MEMORANDUM FOR ACTING DEPUTY INSPECTOR GENERAL FOR AUDIT

FROM:  Sarah Hall Ingram /s/ Sarah Hall Ingram
Director, Affordable Care Act Office

Of course. Two funny things about this story. One: It took six days for a media organization to notice what happened to the commissioner of the tax exempt division who’d been around at the start of the 2010-2012 “BOLO” period. Two: It took three reporters.
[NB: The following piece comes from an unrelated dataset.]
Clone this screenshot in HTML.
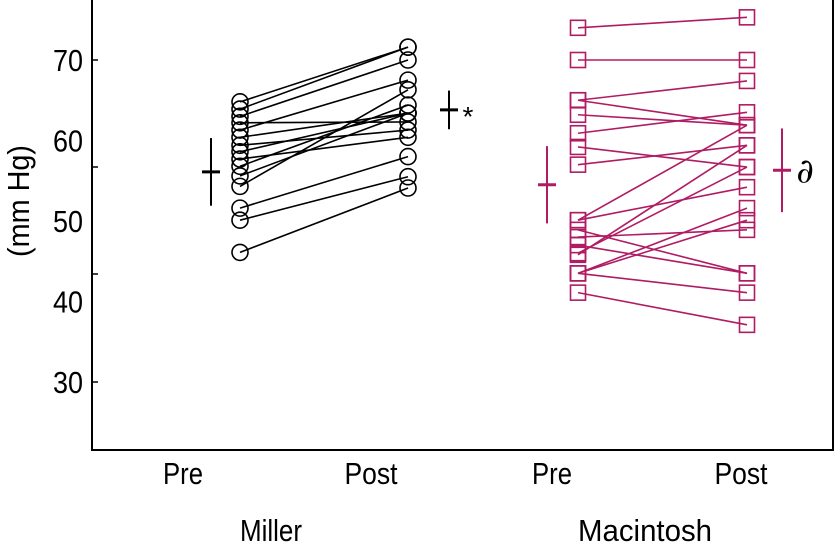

Can you blame the Fourth Estate, though? The “Affordable Care Act Office” isn’t listed on the IRS’s web site, or on its org chart. Also, the IG report on the whole affair makes no mention of Ingram. According to the report, it was “around March 1, 2010” that “the Determinations Unit Group Manager asked a specialist to search for other Tea Party or similar organizations’ applications in order to determine the scope of the issue.” The report doesn’t have any decision rising to the commissioner’s level at all. But we know that multi-page letters with questions that Tea Partiers found invasive started going out to groups in early 2012. Ingram was testifying before Congress in her capacity as commissioner of tax-exempt/non-profit organizations as late as May 2012.

If you’re in a forgiving sort of mood, Ingram’s move to the Health Care office made sense, because the non-profit office had been tangled up in issues related to non-profit hospitals already. But who’s in a forgiving mood these days?